Trump pardons ex-Uber, Google engineer Levandowski


Muireann Bolger

Trump pardons ex-Uber, Google engineer Levandowski

Nuno21 /

The outgoing Trump administration has granted a full pardon to Anthony Levandowski, the former head of Google’s self-driving vehicle division, who was sentenced to 18 months in prison for stealing trade secrets last year.

In a memo, released yesterday, January 20, the administration said Levandowski “paid a significant price for his actions and plans to devote his talents to advance the public good”.

It also cited a quote from the sentencing judge in the case, Judge William Alsup, in which he described Levandowski as a “brilliant, groundbreaking engineer that our country needs”.

Levandowski was not set to serve his prison sentence until after the threat of the coronavirus pandemic had passed.

The pardon was backed by high-profile tech entrepreneurs, including Peter Thiel, co-founder of PayPal and Palantir, and Palmer Luckey, founder of Oculus and Anduril. Other business figures supporting the pardon included Michael Ovitz, Blake Masters, James Ramsey, James Proud, Mike Jensen, Ken Goldberg, Miles Ehrlich and Amy Craig.

Thiel was a major supporter and adviser for Trump’s 2016 presidential campaign but did not back Trump’s reelection effort. Luckey hosted a fundraiser for Trump just weeks before the 2020 election.

Theft of Google files

Before resigning in Google 2016, Levandowski headed Google’s Light Detecting and Ranging (LiDAR) engineering department. LiDAR is an essential technology in the development of self-driving vehicles. Levandowski then founded his own self-driving vehicle start-up, Ottomotto, which was later bought out by Uber for a reported $680 million.

However, Google accused Levandowski of downloading 14,000 files containing confidential engineering, manufacturing, and business documents from the tech company’s servers before he left. According to Google, the files contained “critical engineering information” about the hardware used in the development of Google’s self-driving vehicles.

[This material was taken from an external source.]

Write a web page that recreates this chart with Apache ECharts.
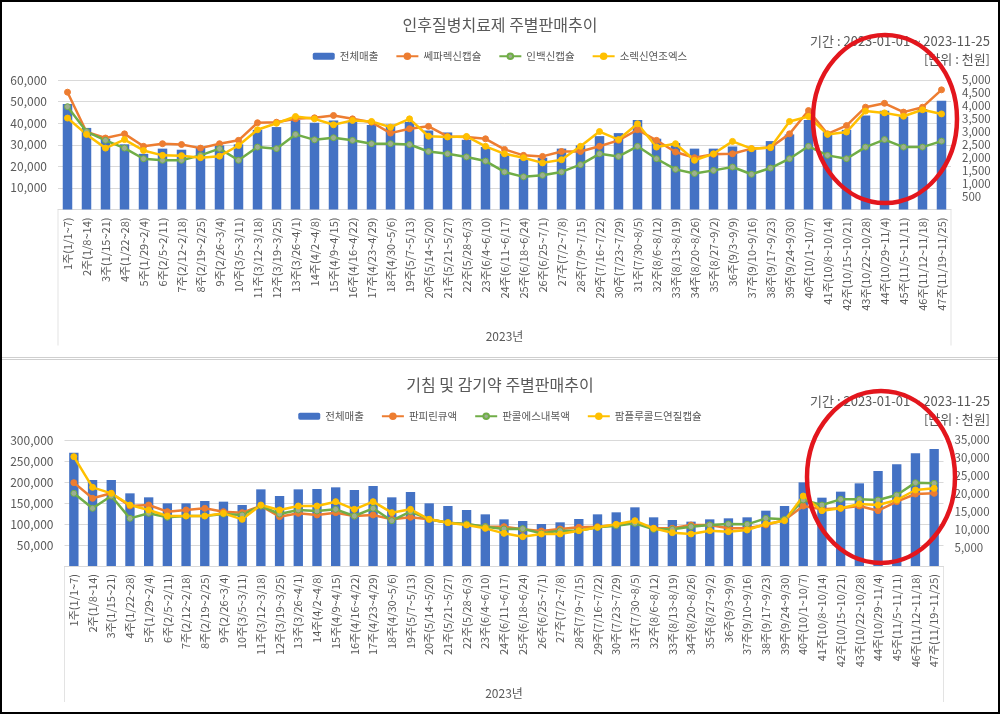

In August 2019, a California grand jury indicted former Uber executive Anthony Levandowski for stealing trade secrets.

David Anderson, US attorney for the US District Court for the Northern District of California, said that while “all of us have the right to change jobs...none of us has the right to fill our pockets on the way out the door”. In March 2020, Levandowski’s petition to dispute the original ruling was denied by the Superior Court of California and he was ordered to pay Google $179 million.

Following the pardon, Levandowski said in a tweet: “My family and I are grateful for the opportunity to move forward, and thankful to the President and others who supported and advocated on my behalf.”